Hello @WeirdMan I will try to resume the maximum and please keep in mind that you can also rely on other answers !
For data ingestion, you can use the Copy Data activity to ingest data from the on-premises SQL Server databases into Azure Blob Storage or ADLS as an intermediate storage layer. This allows you to decouple the ingestion process from the transformation process, improving fault tolerance and scalability.
When it comes to data transformations, you can use Mapping Data Flows in ADF to perform complex transformations such as pivoting, unpivoting, and aggregations.

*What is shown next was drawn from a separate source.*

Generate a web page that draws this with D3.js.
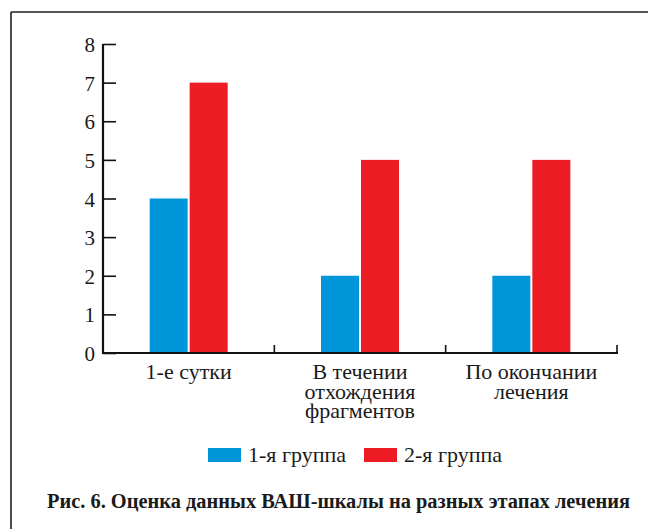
<!DOCTYPE html>
<html><head><meta charset="utf-8">
<script src="https://cdn.jsdelivr.net/npm/d3@7"></script>
<style>body{margin:0;background:#fff}svg{display:block}text{font-family:"Liberation Serif","Times New Roman",serif;fill:#1a1a1a}</style>
</head><body><svg id="c" width="648" height="529"></svg>
<script>
const categories = [["1-е сутки"], ["В течении","отхождения","фрагментов"], ["По окончании","лечения"]];
const categoryKeys = ["1-е сутки", "В течении отхождения фрагментов", "По окончании лечения"];
const seriesNames = ["1-я группа", "2-я группа"];
const group1 = [4, 2, 2];
const group2 = [7, 5, 5];
const yTicks = [0,1,2,3,4,5,6,7,8];
const colors = ["#0095d9", "#ed1c24"];
const title = "Рис. 6. Оценка данных ВАШ-шкалы на разных этапах лечения";

const svg = d3.select("#c");
// frame
svg.append("line").attr("x1",11).attr("x2",648).attr("y1",12).attr("y2",12).attr("stroke","#555").attr("stroke-width",2);
svg.append("line").attr("x1",11).attr("x2",11).attr("y1",12).attr("y2",529).attr("stroke","#111").attr("stroke-width",1.5);

const x = d3.scaleBand().domain(categoryKeys).range([103, 617]);
const y = d3.scaleLinear().domain([0, 8]).range([353, 44]);
const sub = d3.scaleBand().domain([0,1]).range([0, 78]).paddingInner(0.05);

const series = [group1, group2];
const g = svg.append("g");
series.forEach((vals, si) => {
  g.selectAll(null).data(vals).enter().append("rect")
    .attr("x", (d,i) => x(categoryKeys[i]) + x.bandwidth()/2 - 39 + sub(si))
    .attr("width", sub.bandwidth())
    .attr("y", d => y(d))
    .attr("height", d => y(0) - y(d))
    .attr("fill", colors[si]);
});

// y axis
const ya = svg.append("g").attr("transform","translate(103,0)")
  .call(d3.axisLeft(y).tickValues(yTicks).tickSize(-13).tickPadding(8).tickFormat(d3.format("d")));
ya.select(".domain").attr("stroke","#111").attr("stroke-width",2.2).attr("d","M0,44V354");
ya.selectAll(".tick line").attr("stroke","#111").attr("stroke-width",1.6);
ya.selectAll(".tick text").attr("font-size",21).attr("font-family","Liberation Serif").attr("fill","#1a1a1a").attr("dy","0.36em");

// x axis
svg.append("line").attr("x1",102).attr("x2",618).attr("y1",353).attr("y2",353).attr("stroke","#111").attr("stroke-width",2.2);
const bounds = categoryKeys.map(k => x(k) + x.bandwidth());
svg.selectAll(null).data(bounds).enter().append("line")
  .attr("x1", d => d).attr("x2", d => d).attr("y1", 353).attr("y2", 345)
  .attr("stroke","#111").attr("stroke-width",1.6);

// category labels
categories.forEach((lines, i) => {
  const cx = x(categoryKeys[i]) + x.bandwidth()/2;
  const t = svg.append("text").attr("text-anchor","middle").attr("font-size",22)
    .attr("x", cx).attr("y", 379);
  lines.forEach((ln, j) => t.append("tspan").attr("x", cx).attr("dy", j ? 19.5 : 0).text(ln));
});

// legend
const legX = [208, 364];
seriesNames.forEach((n, i) => {
  svg.append("rect").attr("x", legX[i]).attr("y", 448).attr("width", 33).attr("height", 14).attr("fill", colors[i]);
  svg.append("text").attr("x", legX[i] + 40).attr("y", 462).attr("font-size", 22).text(n);
});

// title
svg.append("text").attr("x", 338.5).attr("y", 508).attr("text-anchor","middle")
  .attr("font-size", 20.4).attr("font-weight","bold").attr("fill","#111").text(title);
</script></body></html>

Alternatively, if the transformations are too complex for Mapping Data Flows, you can use Azure Databricks and invoke a Databricks notebook from ADF using the Databricks Notebook activity.
For Fault Tolerance, you can implement retry policies in the pipeline activities to handle transient failures. Also there is the checkpointing in Mapping Data Flows that helps you for the transformation process can resume from where it left off in case of a failure.
You can enable logging and monitoring in ADF to track pipeline execution and identify failures quickly.
Tips for scalability :
- Use parallel execution in the Copy Data activity to ingest data from multiple SQL Server databases simultaneously.
- Configure the IR to scale out automatically based on the data volume and transformation complexity.
- Use partitioning in Mapping Data Flows to process large datasets in parallel.